What is required
Leave out every picture, then transcribe the rest of the listing exactly.

Dataset excerpt
┌──

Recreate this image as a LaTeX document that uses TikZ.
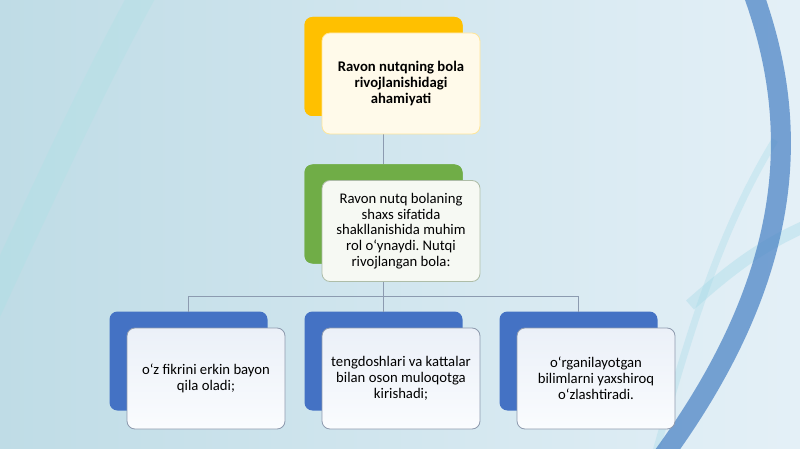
\documentclass[tikz,border=0pt]{standalone}
\usepackage{fontspec}
\setmainfont{Carlito}
\frenchspacing
\definecolor{yel}{HTML}{FFC000}
\definecolor{grn}{HTML}{70AD47}
\definecolor{blu}{HTML}{4472C4}
\definecolor{linec}{HTML}{8C9BB0}
\definecolor{bgl}{HTML}{BFDCE6}
\definecolor{bgm}{HTML}{EEF6FA}
\definecolor{bgr}{HTML}{E4F0F7}
\definecolor{arcb}{HTML}{4F86C6}
\definecolor{arcc}{HTML}{9ED8E6}
\definecolor{arcl}{HTML}{9FE3E3}
\definecolor{topfill}{HTML}{FFFAEA}
\definecolor{topdraw}{HTML}{FFE699}
\definecolor{grnfill}{HTML}{F6F9F3}
\definecolor{grndraw}{HTML}{AEBDA8}
\definecolor{blutop}{HTML}{EBF0F8}
\definecolor{blubot}{HTML}{FAFCFE}
\definecolor{bludraw}{HTML}{8E9AAE}
\begin{document}
\begin{tikzpicture}[x=1pt,y=-1pt,
  backbox/.style={rounded corners=8pt, draw=none, minimum width=158pt, minimum height=99pt, inner sep=0pt, outer sep=0pt},
  frontbox/.style={rounded corners=8pt, line width=0.8pt, minimum width=158pt, minimum height=101pt, inner sep=2pt, outer sep=0pt, align=center, font=\fontsize{14.7}{15.8}\selectfont, text=black},
  conn/.style={draw=linec, line width=0.8pt}]
% background
\shade[left color=bgl, middle color=bgm, right color=bgr] (0,0) rectangle (800,449);
\useasboundingbox (0,0) rectangle (800,449);
\draw[line width=26pt, color=arcl, opacity=0.22] (145,-10) .. controls (90,90) and (40,200) .. (-25,340);
\draw[line width=12pt, color=arcc, opacity=0.35] (690,305) .. controls (730,270) and (760,245) .. (815,222);
\draw[line width=7pt, color=arcc, opacity=0.3] (655,455) .. controls (690,330) and (720,230) .. (775,140);
\draw[line width=20pt, color=arcb, opacity=0.75] (752,-10) .. controls (800,120) and (800,270) .. (660,460);
% back boxes
\node[backbox, fill=yel] (b1) at (383.5,66.5) {};
\node[backbox, fill=grn] (b2) at (383.5,214) {};
\node[backbox, fill=blu] (b3) at (188.5,361) {};
\node[backbox, fill=blu] (b4) at (383.5,361) {};
\node[backbox, fill=blu] (b5) at (578.5,361) {};
% connectors
\coordinate (hub) at (383.5,296);
\draw[conn] (b1.center) -- (b2.north);
\draw[conn] (b2.center) -- (hub);
\draw[conn] (b3.north) -- (b3.north |- hub) -- (b5.north |- hub) -- (b5.north);
\draw[conn] (hub) -- (b4.north);
% redraw back boxes over connectors
\node[backbox, fill=yel] at (b1) {};
\node[backbox, fill=grn] at (b2) {};
% front boxes
\node[frontbox, fill=topfill, draw=topdraw, font=\fontsize{14.7}{15.8}\selectfont\bfseries] (f1) at (401,83.5)
  {Ravon nutqning bola\\rivojlanishidagi\\ahamiyati};
\node[frontbox, fill=grnfill, draw=grndraw] (f2) at (401,231)
  {Ravon nutq bolaning\\shaxs sifatida\\shakllanishida muhim\\rol o‘ynaydi. Nutqi\\rivojlangan bola:};
\node[frontbox, top color=blutop, bottom color=blubot, draw=bludraw] (f3) at (206,378.5)
  {o‘z fikrini erkin bayon\\qila oladi;};
\node[frontbox, top color=blutop, bottom color=blubot, draw=bludraw] (f4) at (401,378.5)
  {tengdoshlari va kattalar\\bilan oson muloqotga\\kirishadi;};
\node[frontbox, top color=blutop, bottom color=blubot, draw=bludraw] (f5) at (596,378.5)
  {o‘rganilayotgan\\bilimlarni yaxshiroq\\o‘zlashtiradi.};
\end{tikzpicture}
\end{document}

└──

Problem solution
Recreate this image as a LaTeX document that uses TikZ.
\documentclass[tikz,border=0pt]{standalone}
\usepackage{fontspec}
\setmainfont{Carlito}
\frenchspacing
\definecolor{yel}{HTML}{FFC000}
\definecolor{grn}{HTML}{70AD47}
\definecolor{blu}{HTML}{4472C4}
\definecolor{linec}{HTML}{8C9BB0}
\definecolor{bgl}{HTML}{BFDCE6}
\definecolor{bgm}{HTML}{EEF6FA}
\definecolor{bgr}{HTML}{E4F0F7}
\definecolor{arcb}{HTML}{4F86C6}
\definecolor{arcc}{HTML}{9ED8E6}
\definecolor{arcl}{HTML}{9FE3E3}
\definecolor{topfill}{HTML}{FFFAEA}
\definecolor{topdraw}{HTML}{FFE699}
\definecolor{grnfill}{HTML}{F6F9F3}
\definecolor{grndraw}{HTML}{AEBDA8}
\definecolor{blutop}{HTML}{EBF0F8}
\definecolor{blubot}{HTML}{FAFCFE}
\definecolor{bludraw}{HTML}{8E9AAE}
\begin{document}
\begin{tikzpicture}[x=1pt,y=-1pt,
  backbox/.style={rounded corners=8pt, draw=none, minimum width=158pt, minimum height=99pt, inner sep=0pt, outer sep=0pt},
  frontbox/.style={rounded corners=8pt, line width=0.8pt, minimum width=158pt, minimum height=101pt, inner sep=2pt, outer sep=0pt, align=center, font=\fontsize{14.7}{15.8}\selectfont, text=black},
  conn/.style={draw=linec, line width=0.8pt}]
% background
\shade[left color=bgl, middle color=bgm, right color=bgr] (0,0) rectangle (800,449);
\useasboundingbox (0,0) rectangle (800,449);
\draw[line width=26pt, color=arcl, opacity=0.22] (145,-10) .. controls (90,90) and (40,200) .. (-25,340);
\draw[line width=12pt, color=arcc, opacity=0.35] (690,305) .. controls (730,270) and (760,245) .. (815,222);
\draw[line width=7pt, color=arcc, opacity=0.3] (655,455) .. controls (690,330) and (720,230) .. (775,140);
\draw[line width=20pt, color=arcb, opacity=0.75] (752,-10) .. controls (800,120) and (800,270) .. (660,460);
% back boxes
\node[backbox, fill=yel] (b1) at (383.5,66.5) {};
\node[backbox, fill=grn] (b2) at (383.5,214) {};
\node[backbox, fill=blu] (b3) at (188.5,361) {};
\node[backbox, fill=blu] (b4) at (383.5,361) {};
\node[backbox, fill=blu] (b5) at (578.5,361) {};
% connectors
\coordinate (hub) at (383.5,296);
\draw[conn] (b1.center) -- (b2.north);
\draw[conn] (b2.center) -- (hub);
\draw[conn] (b3.north) -- (b3.north |- hub) -- (b5.north |- hub) -- (b5.north);
\draw[conn] (hub) -- (b4.north);
% redraw back boxes over connectors
\node[backbox, fill=yel] at (b1) {};
\node[backbox, fill=grn] at (b2) {};
% front boxes
\node[frontbox, fill=topfill, draw=topdraw, font=\fontsize{14.7}{15.8}\selectfont\bfseries] (f1) at (401,83.5)
  {Ravon nutqning bola\\rivojlanishidagi\\ahamiyati};
\node[frontbox, fill=grnfill, draw=grndraw] (f2) at (401,231)
  {Ravon nutq bolaning\\shaxs sifatida\\shakllanishida muhim\\rol o‘ynaydi. Nutqi\\rivojlangan bola:};
\node[frontbox, top color=blutop, bottom color=blubot, draw=bludraw] (f3) at (206,378.5)
  {o‘z fikrini erkin bayon\\qila oladi;};
\node[frontbox, top color=blutop, bottom color=blubot, draw=bludraw] (f4) at (401,378.5)
  {tengdoshlari va kattalar\\bilan oson muloqotga\\kirishadi;};
\node[frontbox, top color=blutop, bottom color=blubot, draw=bludraw] (f5) at (596,378.5)
  {o‘rganilayotgan\\bilimlarni yaxshiroq\\o‘zlashtiradi.};
\end{tikzpicture}
\end{document}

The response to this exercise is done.